En situaciones de crisis, la legalidad no basta: es necesario que alguien tenga la facultad de suspender el orden legal para proteger el Estado. Esa figura es el soberano, que encarna la unidad del cuerpo político y su capacidad de decisión última.
La crítica al parlamentarismo se centra en su incapacidad para decidir de forma eficaz en momentos de urgencia. Para Schmitt, el poder político debe ser capaz de tomar decisiones rápidas y contundentes que garanticen la unidad y la supervivencia del Estado, lo que implica un rechazo de la neutralidad liberal y del formalismo jurídico.
Hannah Arendt: acción, libertad y espacio público
Hannah Arendt redefine la política desde la acción y la pluralidad.
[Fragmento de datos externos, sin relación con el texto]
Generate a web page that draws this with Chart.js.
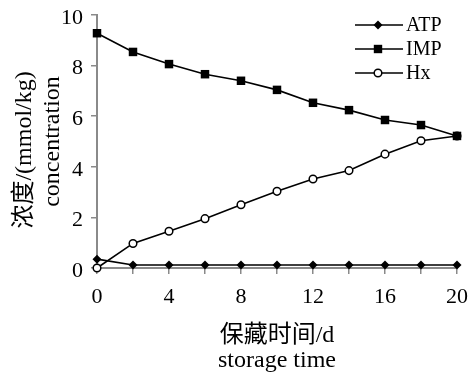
<!DOCTYPE html>
<html>
<head>
<meta charset="utf-8">
<script src="https://cdn.jsdelivr.net/npm/chart.js"></script>
<style>
  html, body { margin: 0; padding: 0; background: #fff; }
  #wrap { width: 475px; height: 374px; }
</style>
</head>
<body>
<div id="wrap"><canvas id="chart" width="475" height="374"></canvas></div>
<script>
// storage days
const days = [0, 2, 4, 6, 8, 10, 12, 14, 16, 18, 20]
// concentrations, mmol/kg
const atp = [0.35, 0.12, 0.12, 0.12, 0.12, 0.12, 0.12, 0.12, 0.12, 0.12, 0.12]
const imp = [9.28, 8.54, 8.06, 7.66, 7.4, 7.04, 6.53, 6.24, 5.85, 5.65, 5.22]
const hx = [0, 0.97, 1.45, 1.95, 2.5, 3.03, 3.52, 3.85, 4.5, 5.03, 5.22]

const seriesNames = ['ATP', 'IMP', 'Hx']
// trailing spaces nudge the first line down a bit, as in the original
const yTitle = ['浓度/(mmol/kg)\u2002\u2009', 'concentration']
const xTitle = ['保藏时间/d', 'storage time']
const xLabelled = [0, 4, 8, 12, 16, 20]

const serif = "'Liberation Serif', 'Times New Roman', 'Noto Sans CJK SC', serif"
const axisGrey = '#8a8a8a'

const toPoints = (vals) => days.map((d, i) => ({ x: d, y: vals[i] }))

// draws a marker the same way for the legend
function marker(ctx, style, x, y) {
  ctx.save()
  ctx.fillStyle = '#000'
  ctx.strokeStyle = '#000'
  ctx.lineWidth = 1.5
  ctx.beginPath()
  if (style === 'rectRot') {
    ctx.moveTo(x, y - 4.5); ctx.lineTo(x + 4.5, y); ctx.lineTo(x, y + 4.5); ctx.lineTo(x - 4.5, y)
    ctx.closePath(); ctx.fill()
  } else if (style === 'rect') {
    ctx.rect(x - 4.2, y - 4.2, 8.4, 8.4); ctx.fill()
  } else {
    ctx.arc(x, y, 3.8, 0, Math.PI * 2); ctx.fillStyle = '#fff'; ctx.fill(); ctx.stroke()
  }
  ctx.restore()
}

// legend with line + marker, top right
const lineLegend = {
  id: 'lineLegend',
  afterDraw(chart) {
    const ctx = chart.ctx
    const rows = [25, 49, 73]
    chart.data.datasets.forEach((ds, i) => {
      const y = rows[i]
      ctx.save()
      ctx.strokeStyle = '#000'
      ctx.lineWidth = 1.6
      ctx.beginPath()
      ctx.moveTo(355, y); ctx.lineTo(403, y)
      ctx.stroke()
      ctx.restore()
      marker(ctx, ds.pointStyle, 378, y)
      ctx.save()
      ctx.fillStyle = '#000'
      ctx.font = '20px ' + serif
      ctx.textBaseline = 'middle'
      ctx.fillText(ds.label, 406, y + 1)
      ctx.restore()
    })
  }
}

const common = {
  borderColor: '#000',
  borderWidth: 1.6,
  pointBorderColor: '#000',
  pointBorderWidth: 1.5,
  tension: 0,
  clip: false
}

new Chart(document.getElementById('chart'), {
  type: 'line',
  data: {
    datasets: [
      { ...common, label: seriesNames[0], data: toPoints(atp), pointStyle: 'rectRot', pointRadius: 4.5, pointBackgroundColor: '#000', pointBorderWidth: 0 },
      { ...common, label: seriesNames[1], data: toPoints(imp), pointStyle: 'rect', pointRadius: 6, pointBackgroundColor: '#000', pointBorderWidth: 0 },
      { ...common, label: seriesNames[2], data: toPoints(hx), pointStyle: 'circle', pointRadius: 3.8, pointBackgroundColor: '#fff' }
    ]
  },
  options: {
    responsive: false,
    animation: false,
    events: [],
    layout: { autoPadding: false, padding: { top: 15, right: 18, bottom: 0, left: 0 } },
    plugins: { legend: { display: false }, tooltip: { enabled: false } },
    scales: {
      x: {
        type: 'linear',
        min: 0,
        max: 20,
        afterFit: (s) => { s.height = 106; s.paddingLeft = 0; s.paddingRight = 0 },
        ticks: {
          stepSize: 2,
          autoSkip: false,
          maxRotation: 0,
          padding: 10,
          color: '#000',
          font: { family: serif, size: 22 },
          callback: (v) => (xLabelled.includes(v) ? String(v) : '')
        },
        grid: { display: true, drawOnChartArea: false, drawTicks: true, tickLength: 6, color: axisGrey, lineWidth: 1.5 },
        border: { display: true, color: axisGrey, width: 2 },
        title: {
          display: true,
          text: xTitle,
          color: '#000',
          font: { family: serif, size: 24, lineHeight: 1.04 },
          padding: { top: 0, bottom: 1 }
        }
      },
      y: {
        min: 0,
        max: 10,
        afterFit: (s) => { s.width = 97; s.paddingTop = 0; s.paddingBottom = 0 },
        ticks: {
          stepSize: 2,
          padding: 8,
          labelOffset: 3,
          color: '#000',
          font: { family: serif, size: 22 }
        },
        grid: { display: true, drawOnChartArea: false, drawTicks: true, tickLength: 6, color: axisGrey, lineWidth: 1.5 },
        border: { display: true, color: axisGrey, width: 2 },
        title: {
          display: true,
          text: yTitle,
          color: '#000',
          font: { family: serif, size: 24, lineHeight: 1.2 },
          padding: { top: 10, bottom: 0 }
        }
      }
    }
  },
  plugins: [lineLegend]
})
</script>
</body>
</html>
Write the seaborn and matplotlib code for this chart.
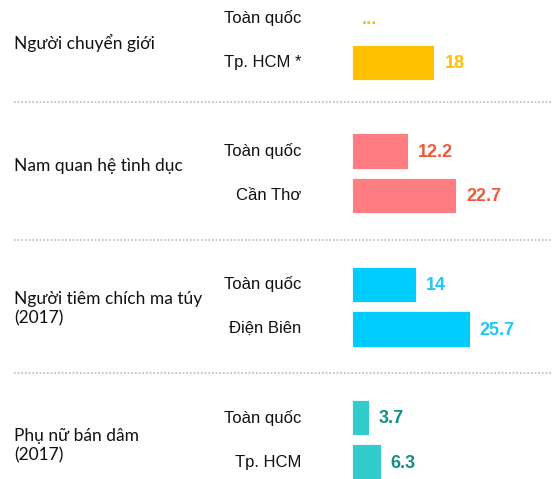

Frente a las tradiciones que conciben la política como administración, técnica o dominio, Arendt la entiende como el ámbito de la libertad, donde los seres humanos aparecen unos ante otros como iguales y diferentes. La esencia de lo político es la acción: iniciar algo nuevo, imprevisible, en un espacio compartido por todos.
La libertad, según Arendt, no es interior ni privada, sino pública y activa: se realiza cuando los ciudadanos intervienen en el mundo común, deliberan, actúan y se muestran. Por ello, el espacio público no es solo un lugar físico, sino una condición simbólica y existencial donde se expresa la pluralidad humana.
Arendt advierte contra la destrucción del espacio público en las sociedades modernas, ya sea por el totalitarismo o por la despolitización liberal. Sin acción y sin opinión compartida, la libertad se convierte en mera administración de lo necesario. La defensa de la política, para Arendt, pasa por recuperar el valor de la palabra, la iniciativa y la responsabilidad ciudadana.